The huge swings reflect the difficulties regulators face in discouraging speculation and dampening market volatility.

Twenty of the 28 firms listed on the ChiNext market in Shenzhen slumped 10 percent yesterday while only three rose. The decline on the entire board averaged 8.15 percent, and turnover shrank 65 percent from Friday to 7.74 billion yuan (US$1.13 billion).

What a difference a trading day makes. On Friday, ChiNext-listed companies soared by 106 percent on average from their issue prices. Trading in every share was temporarily suspended at least once during the day under rules designed to moderate price swings.
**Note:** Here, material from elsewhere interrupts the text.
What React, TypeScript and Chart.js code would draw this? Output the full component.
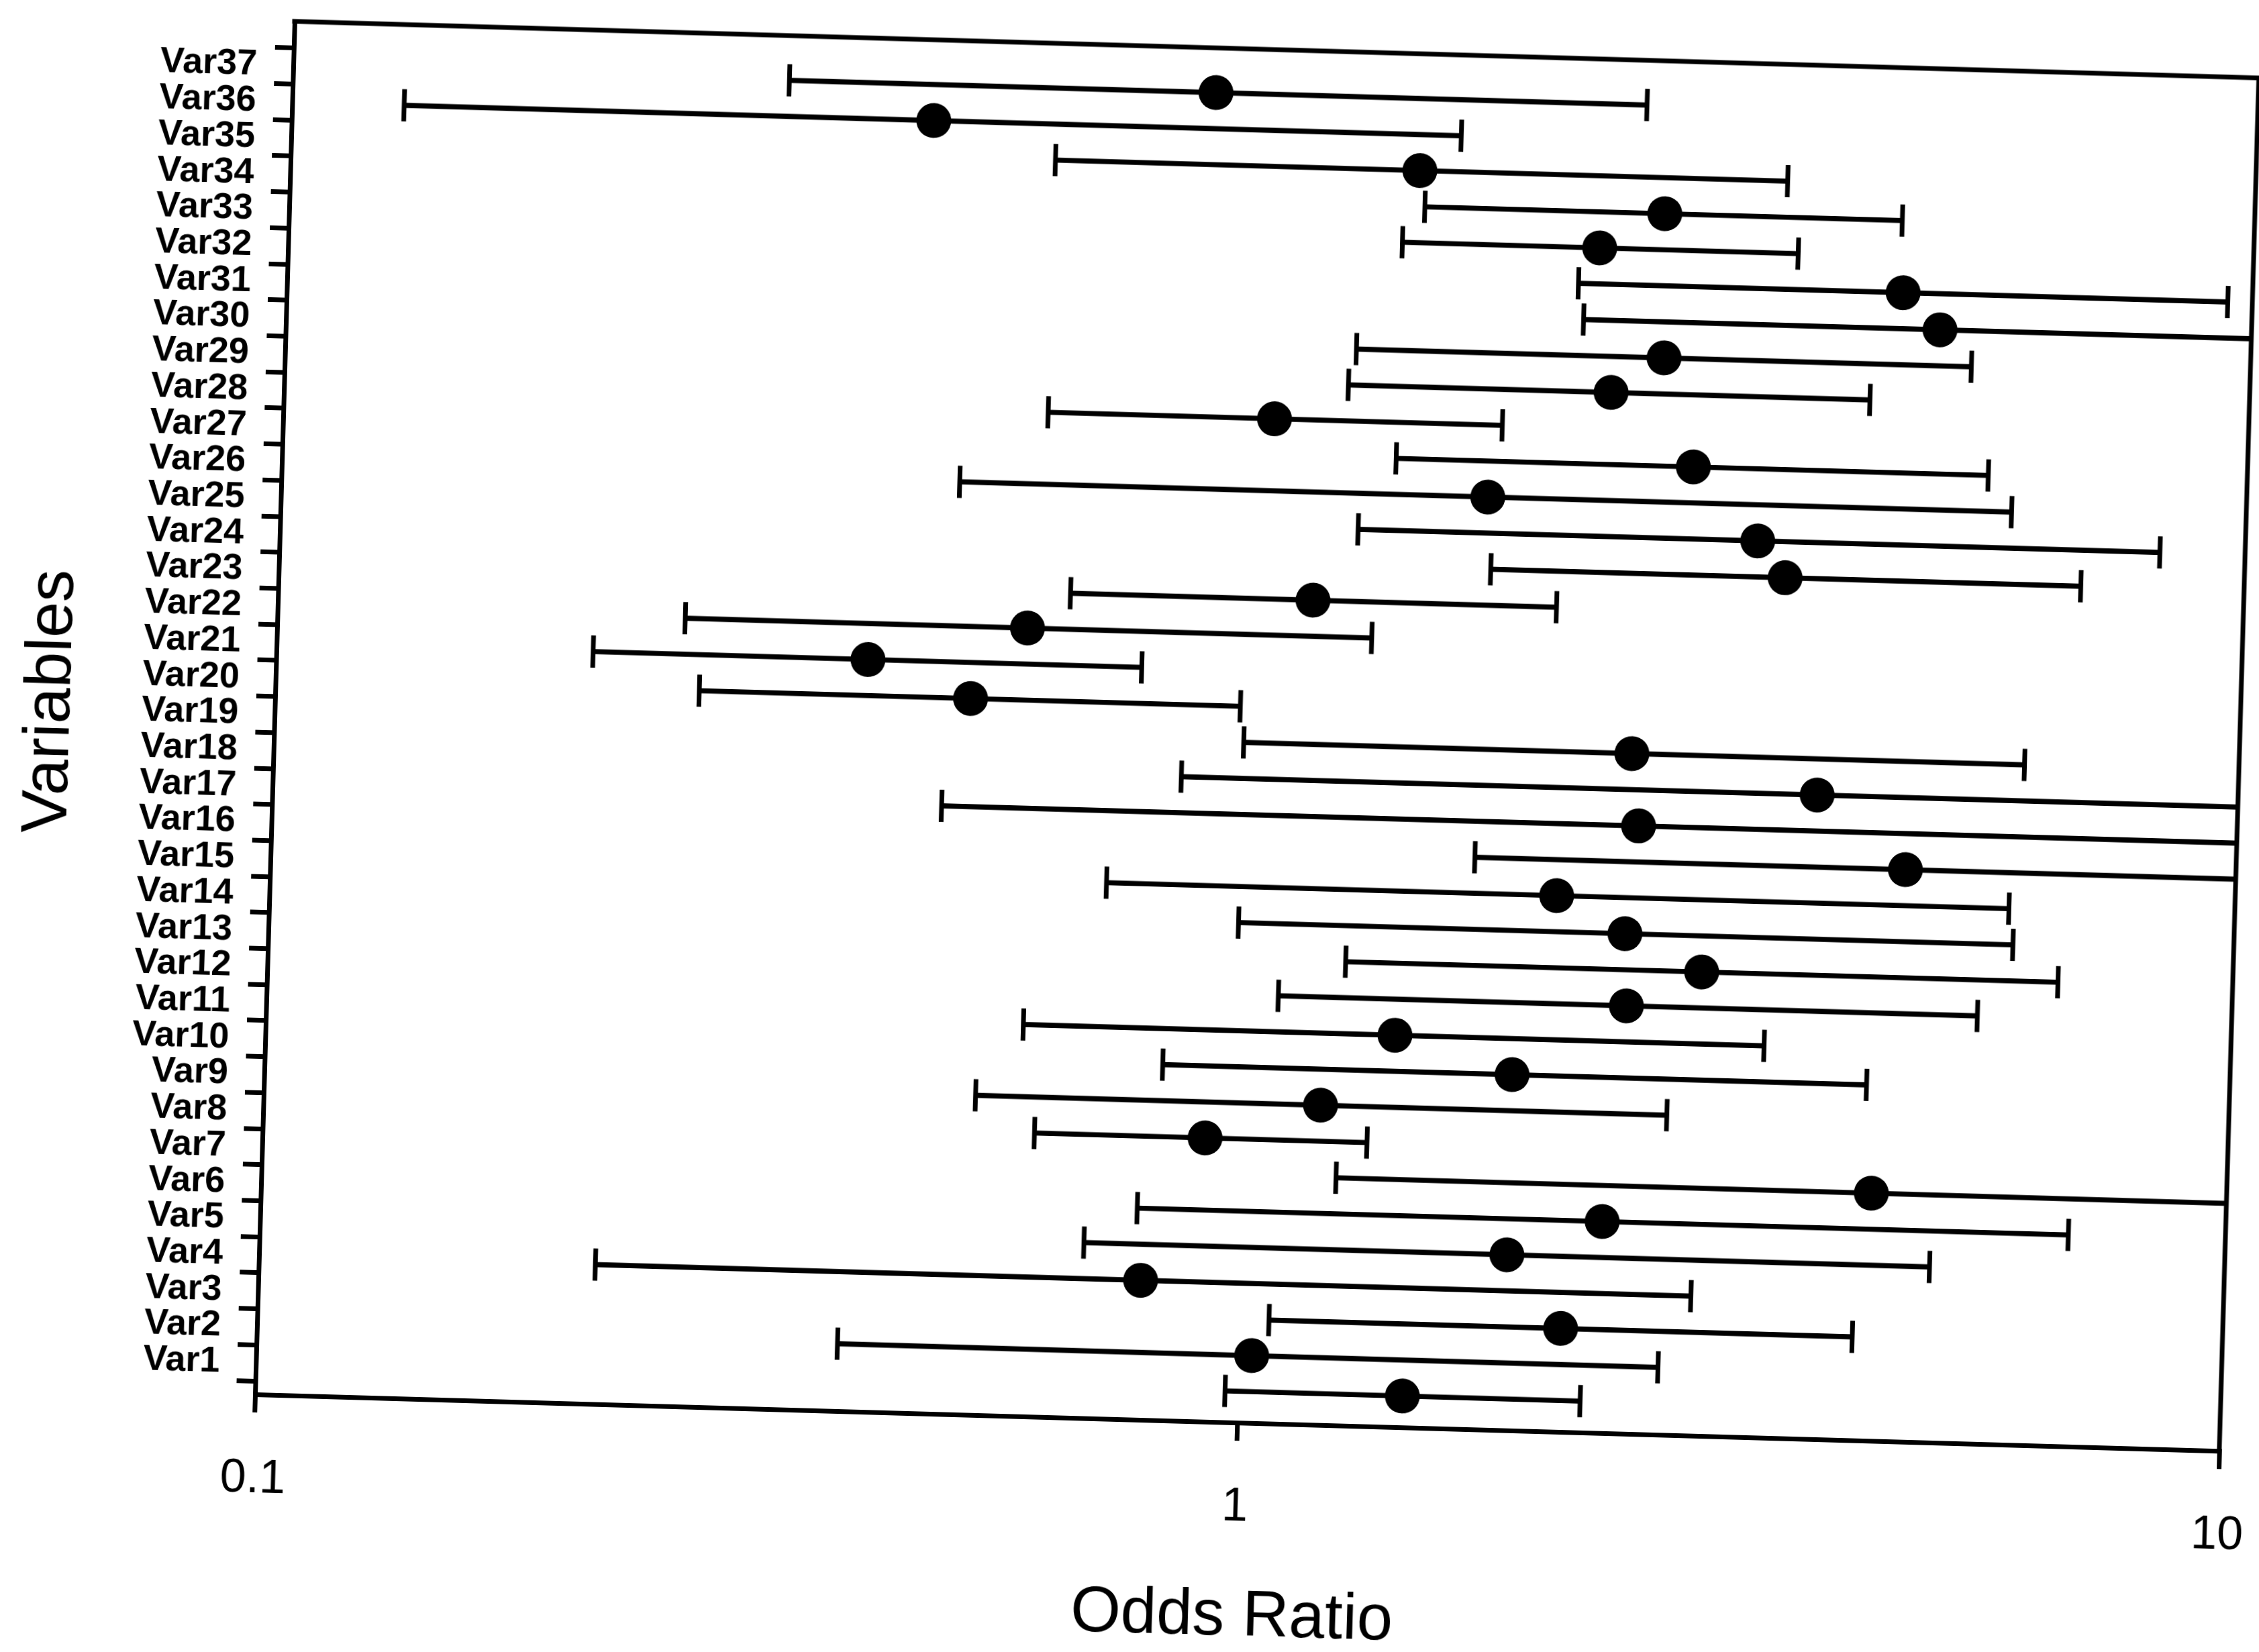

But on the second day of trading, public companies on China's mainland are allowed to rise or fall only by up to 10 percent overall.

"It (the slump) was expected as valuations were unreasonably high," said Liu Yu, an Orient Securities Co trader. "The losing streak will continue unless regulators add new supplies of equities swiftly."

Despite yesterday's losses, the average price-to-earnings ratio for the 28 stocks on ChiNext stands at 70.8, compared with 33.1 on the Shanghai Composite Index, which tracks China's main board, according to Bloomberg data.

The roller-coaster ride on ChiNext highlighted the urgency for regulators to increase the amount of shares available for trading, boost oversight of investors' activities and ensure sufficient corporate disclosure, analysts said.

Shang Fulin, chairman of the China Securities Regulatory Commission, said late last month that trading on ChiNext would likely be "irrational" and that the agency's top priority is to prevent risks. "Those benefiting most from ChiNext are the companies listed on the board and their bosses," said Xu Xiaojin, a 27-year-old engineer who's been investing in stocks for five years. "We retail investors get almost nothing except risks. Only gamblers will get into the market now."

The first batch of 28 firms listed on ChiNext raised a combined 15.48 billion yuan last month in their initial public offerings, more than double the 7.08 billion yuan target.

Market observers believe the enthusiasm over new stock issues on ChiNext will likely continue despite the extreme market volatility because of the huge gains on the trading debut.

"Investors winning allotments in ChiNext IPOs will have a growing tendency to sell the shares as soon as trading starts," said Lu Bilin, a Guosen Securities trader. "The upcoming listings may not be able to double in stock prices as investors grow cautious."

Yesterday's plunge on ChiNext coincided with a rally in the main markets after a key index of the country's manufacturing activities jumped to its highest level in 18 months.